[sdiy] Sallen-Key Bessel Low Pass - behaviour and RC values

Tom Wiltshire tom at electricdruid.net
Thu Feb 6 17:16:07 CET 2014


Hi Justin,

> In a general sense, my understanding is that the real world differences in behaviour/performance between Bessel and Butterworth in a SallenKey config are mainly down to Q and cutoff?

Q alone, if the cutoff is the same, surely?

> ...and the differences in component selection is that for a Butterworth topology there is a 2:1 ratio between the values of C1 and C2 (or C2 and C ATCMB...) and for a Bessel C1 = C2.
> 
> Is that right?

Dunno. There are tables for that sort of thing.

> Secondly, there seems to be two schools of thought on whether to set the filter cutoff frequency at Nyquist (which I believe is currently 96KHz) or around the highest frequency the DAC will output (in our case I believe this is about 16KHz).

Get the cutoff as low as you can within reason to increase the amount of rejection you get for everything else. If you're passing audio, put the cutoff at the highest audio frequency you want.

> Lastly - I hope you guys don't me asking this on list but I'd be curious to hear from Tom W. and Olivier G. about their RC selections of 12K/10nF (plus some gain?) and 39K/100pF - and anyone else on there fave or suggested RC values.

I used the Analog Devices Filter Wizard:

http://www.analog.com/designtools/en/filterwizard

Designing filters is no magic.
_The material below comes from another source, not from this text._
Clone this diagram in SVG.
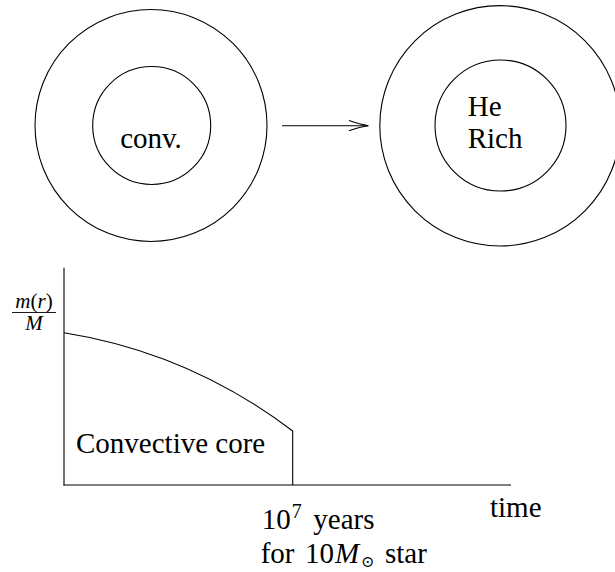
<svg xmlns="http://www.w3.org/2000/svg" width="615" height="572" viewBox="0 0 615 572">
<style>
  .ln { fill: none; stroke: #000; stroke-width: 1.1; }
  .t { font-family: 'Liberation Serif', 'Times New Roman', serif; font-size: 29px; fill: #000; }
  .m { font-style: italic; }
  .sym { font-family: 'DejaVu Serif', serif; font-size: 16px; }
</style>
<rect width="615" height="572" fill="#fff"/>
<g id="star-before">
  <circle class="ln" cx="151" cy="125.5" r="116"/>
  <circle class="ln" cx="151.7" cy="125.5" r="59"/>
  <text class="t" x="151" y="148.3" text-anchor="middle">conv.</text>
</g>
<g id="star-after">
  <circle class="ln" cx="500" cy="125.8" r="120.2"/>
  <circle class="ln" cx="500.5" cy="125.5" r="65.5"/>
  <text class="t" x="467.7" y="116">He</text>
  <text class="t" x="467.7" y="148.3">Rich</text>
</g>
<g id="connectors">
  <line class="ln" x1="282" y1="125.7" x2="368" y2="125.7"/>
  <path class="ln" d="M349,120.6 Q360,124.6 368.5,125.7 Q360,126.8 349,130.8"/>
</g>
<g id="graph">
  <line class="ln" x1="64" y1="267.7" x2="64" y2="485.5"/>
  <line class="ln" x1="63.5" y1="485" x2="511" y2="485"/>
  <path class="ln" d="M64,332.7 Q189.85,352.8 292.7,431 L292.7,485"/>
  <text class="t" x="34" y="307.5" text-anchor="middle" style="font-size:21px"><tspan class="m">m</tspan>(<tspan class="m">r</tspan>)</text>
  <line class="ln" x1="12" y1="312.5" x2="56" y2="312.5" style="stroke-width:0.9"/>
  <text class="t m" x="34" y="330" text-anchor="middle" style="font-size:21px">M</text>
  <text class="t" x="76" y="452.7">Convective core</text>
  <text class="t" x="490" y="517.3">time</text>
  <text class="t" x="261.7" y="529.3">10<tspan x="291.7" y="518.3" style="font-size:20px">7</tspan><tspan x="313.3" y="529.3">years</tspan></text>
  <text class="t" x="260.7" y="562.7">for<tspan x="305">10</tspan><tspan class="m" x="335">M</tspan><tspan class="sym" x="361" y="567">⊙</tspan><tspan x="385" y="562.7">star</tspan></text>
</g>
</svg>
You just plug values in until you find a set which give you the cutoff you want and the response you want (or reasonably close) with some fairly sensible values. I start by deciding on the caps, since they're much harder to get in arbitrary values than resistors. 1% metal film resistors in E96 are fairly cheap and easy to find, but the same is not true for caps.
Once you've got a basic capacitor value, you can tweak the resistors.

I'd seriously advise you to not get too tied up in it (filter component choice). You can waste hours trying to get it spot on. No-one cares, not even you in three months time. Get something that works and uses easy-to-get values, even if it's out by 5% or 10%. So much "mojo" is just sloppy engineering that not struggling to get technical perfection isn't a crime, and might even be a benefit (if you get lucky).